Feature

Taxing sin, and soda

Congress is considering a tax on sugary soft drinks. Is that assault on your liberty, or your waistline?

Sin is in, said the Tax Foundation’s Patrick Fleenor in The Christian Science Monitor, or at least sin taxes are. Money-hungry “nanny-staters” in Congress are considering a proposal to add a tax to soft-drink sales, as a way to pay for health-care reform. That’s what these “busybodies” always do: sell their ruler-on-knuckle taxes as a way for a minority of sinners to compensate society for the cost of their sins. Instead, it’s an affront to freedom of choice.

The “sin tax” on health-damaging sugary drinks will probably die in Congress, said Dan Mitchell in Slate’s The Big Money, killing some $24 billion in revenue over four years, at 3 cents a pop.

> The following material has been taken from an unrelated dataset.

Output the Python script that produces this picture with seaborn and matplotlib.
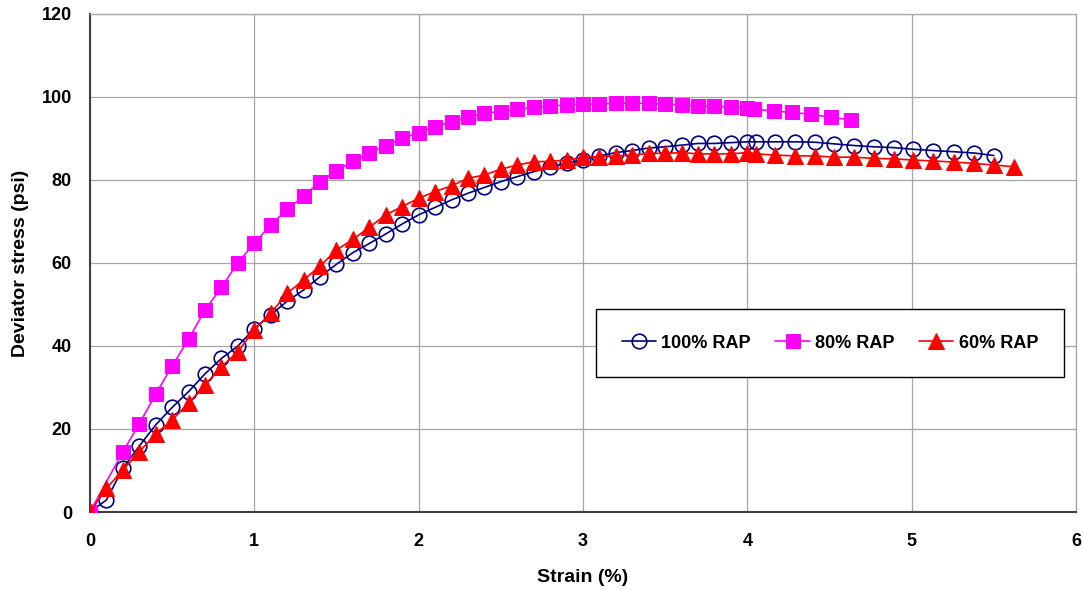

But when the beverage industry says the “food police” want to tell you what to eat and drink, remember, this group makes a fortune persuading “Americans to consume a lot of crap.”

That $24 billion is chump change, said Nick Gillespie in The New York Times. Why not tax all vices, including all gambling and drugs, and prostitution? If we legalize, and tax, these activities, we can go a long way toward paying for health care and green energy. “There’s a lot to be said for treating consenting adults like, well, adults”—and a lot to gain, too.